= Your objective =
Repeat the full listing below verbatim and keep the images out.
>> Start
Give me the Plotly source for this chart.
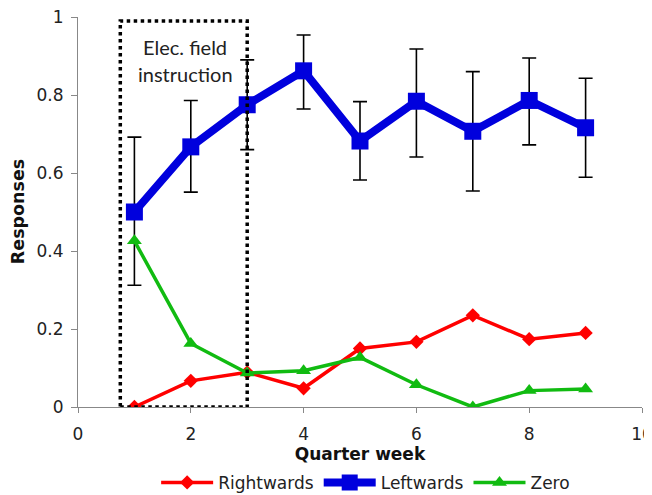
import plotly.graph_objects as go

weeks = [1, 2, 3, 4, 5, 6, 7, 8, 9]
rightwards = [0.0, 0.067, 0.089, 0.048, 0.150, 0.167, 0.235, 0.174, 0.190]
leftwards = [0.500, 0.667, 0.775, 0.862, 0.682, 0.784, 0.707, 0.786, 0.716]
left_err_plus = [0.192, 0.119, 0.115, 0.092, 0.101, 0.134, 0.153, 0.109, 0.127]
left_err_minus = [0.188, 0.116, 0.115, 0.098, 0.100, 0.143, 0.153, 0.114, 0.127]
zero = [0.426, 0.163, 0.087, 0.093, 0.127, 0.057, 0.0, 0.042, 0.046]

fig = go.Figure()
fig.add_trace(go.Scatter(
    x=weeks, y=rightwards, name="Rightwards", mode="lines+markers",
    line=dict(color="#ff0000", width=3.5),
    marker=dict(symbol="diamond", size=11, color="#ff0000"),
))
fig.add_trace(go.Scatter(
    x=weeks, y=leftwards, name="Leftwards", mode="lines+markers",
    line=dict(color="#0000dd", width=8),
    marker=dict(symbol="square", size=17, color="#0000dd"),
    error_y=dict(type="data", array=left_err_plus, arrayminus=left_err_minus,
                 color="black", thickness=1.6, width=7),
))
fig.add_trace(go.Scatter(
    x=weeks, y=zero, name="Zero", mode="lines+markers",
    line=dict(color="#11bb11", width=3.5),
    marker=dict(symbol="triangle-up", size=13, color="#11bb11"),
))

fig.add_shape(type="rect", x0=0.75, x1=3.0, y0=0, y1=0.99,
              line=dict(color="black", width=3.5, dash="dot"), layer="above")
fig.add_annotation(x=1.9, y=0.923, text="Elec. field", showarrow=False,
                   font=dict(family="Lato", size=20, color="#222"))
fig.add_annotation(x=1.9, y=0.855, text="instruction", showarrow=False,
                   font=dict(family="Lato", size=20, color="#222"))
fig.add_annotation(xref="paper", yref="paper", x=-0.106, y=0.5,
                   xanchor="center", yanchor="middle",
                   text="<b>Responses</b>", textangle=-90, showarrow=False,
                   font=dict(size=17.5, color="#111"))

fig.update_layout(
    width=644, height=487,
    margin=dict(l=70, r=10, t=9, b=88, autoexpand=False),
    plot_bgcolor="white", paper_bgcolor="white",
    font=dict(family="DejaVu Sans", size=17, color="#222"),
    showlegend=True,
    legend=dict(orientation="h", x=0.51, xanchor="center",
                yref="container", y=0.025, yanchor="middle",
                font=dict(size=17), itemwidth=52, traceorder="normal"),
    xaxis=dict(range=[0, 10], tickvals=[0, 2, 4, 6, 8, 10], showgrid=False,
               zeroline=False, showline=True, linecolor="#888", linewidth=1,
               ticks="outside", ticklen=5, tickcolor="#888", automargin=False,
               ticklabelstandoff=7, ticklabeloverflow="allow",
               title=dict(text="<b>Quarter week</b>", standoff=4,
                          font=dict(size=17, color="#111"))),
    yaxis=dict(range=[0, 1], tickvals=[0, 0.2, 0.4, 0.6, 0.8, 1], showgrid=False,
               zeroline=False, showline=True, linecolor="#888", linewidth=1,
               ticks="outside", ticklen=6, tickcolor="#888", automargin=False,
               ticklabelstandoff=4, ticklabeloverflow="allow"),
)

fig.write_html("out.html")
>> End
= Written solution =
Give me the Plotly source for this chart.
import plotly.graph_objects as go

weeks = [1, 2, 3, 4, 5, 6, 7, 8, 9]
rightwards = [0.0, 0.067, 0.089, 0.048, 0.150, 0.167, 0.235, 0.174, 0.190]
leftwards = [0.500, 0.667, 0.775, 0.862, 0.682, 0.784, 0.707, 0.786, 0.716]
left_err_plus = [0.192, 0.119, 0.115, 0.092, 0.101, 0.134, 0.153, 0.109, 0.127]
left_err_minus = [0.188, 0.116, 0.115, 0.098, 0.100, 0.143, 0.153, 0.114, 0.127]
zero = [0.426, 0.163, 0.087, 0.093, 0.127, 0.057, 0.0, 0.042, 0.046]

fig = go.Figure()
fig.add_trace(go.Scatter(
    x=weeks, y=rightwards, name="Rightwards", mode="lines+markers",
    line=dict(color="#ff0000", width=3.5),
    marker=dict(symbol="diamond", size=11, color="#ff0000"),
))
fig.add_trace(go.Scatter(
    x=weeks, y=leftwards, name="Leftwards", mode="lines+markers",
    line=dict(color="#0000dd", width=8),
    marker=dict(symbol="square", size=17, color="#0000dd"),
    error_y=dict(type="data", array=left_err_plus, arrayminus=left_err_minus,
                 color="black", thickness=1.6, width=7),
))
fig.add_trace(go.Scatter(
    x=weeks, y=zero, name="Zero", mode="lines+markers",
    line=dict(color="#11bb11", width=3.5),
    marker=dict(symbol="triangle-up", size=13, color="#11bb11"),
))

fig.add_shape(type="rect", x0=0.75, x1=3.0, y0=0, y1=0.99,
              line=dict(color="black", width=3.5, dash="dot"), layer="above")
fig.add_annotation(x=1.9, y=0.923, text="Elec. field", showarrow=False,
                   font=dict(family="Lato", size=20, color="#222"))
fig.add_annotation(x=1.9, y=0.855, text="instruction", showarrow=False,
                   font=dict(family="Lato", size=20, color="#222"))
fig.add_annotation(xref="paper", yref="paper", x=-0.106, y=0.5,
                   xanchor="center", yanchor="middle",
                   text="<b>Responses</b>", textangle=-90, showarrow=False,
                   font=dict(size=17.5, color="#111"))

fig.update_layout(
    width=644, height=487,
    margin=dict(l=70, r=10, t=9, b=88, autoexpand=False),
    plot_bgcolor="white", paper_bgcolor="white",
    font=dict(family="DejaVu Sans", size=17, color="#222"),
    showlegend=True,
    legend=dict(orientation="h", x=0.51, xanchor="center",
                yref="container", y=0.025, yanchor="middle",
                font=dict(size=17), itemwidth=52, traceorder="normal"),
    xaxis=dict(range=[0, 10], tickvals=[0, 2, 4, 6, 8, 10], showgrid=False,
               zeroline=False, showline=True, linecolor="#888", linewidth=1,
               ticks="outside", ticklen=5, tickcolor="#888", automargin=False,
               ticklabelstandoff=7, ticklabeloverflow="allow",
               title=dict(text="<b>Quarter week</b>", standoff=4,
                          font=dict(size=17, color="#111"))),
    yaxis=dict(range=[0, 1], tickvals=[0, 0.2, 0.4, 0.6, 0.8, 1], showgrid=False,
               zeroline=False, showline=True, linecolor="#888", linewidth=1,
               ticks="outside", ticklen=6, tickcolor="#888", automargin=False,
               ticklabelstandoff=4, ticklabeloverflow="allow"),
)

fig.write_html("out.html")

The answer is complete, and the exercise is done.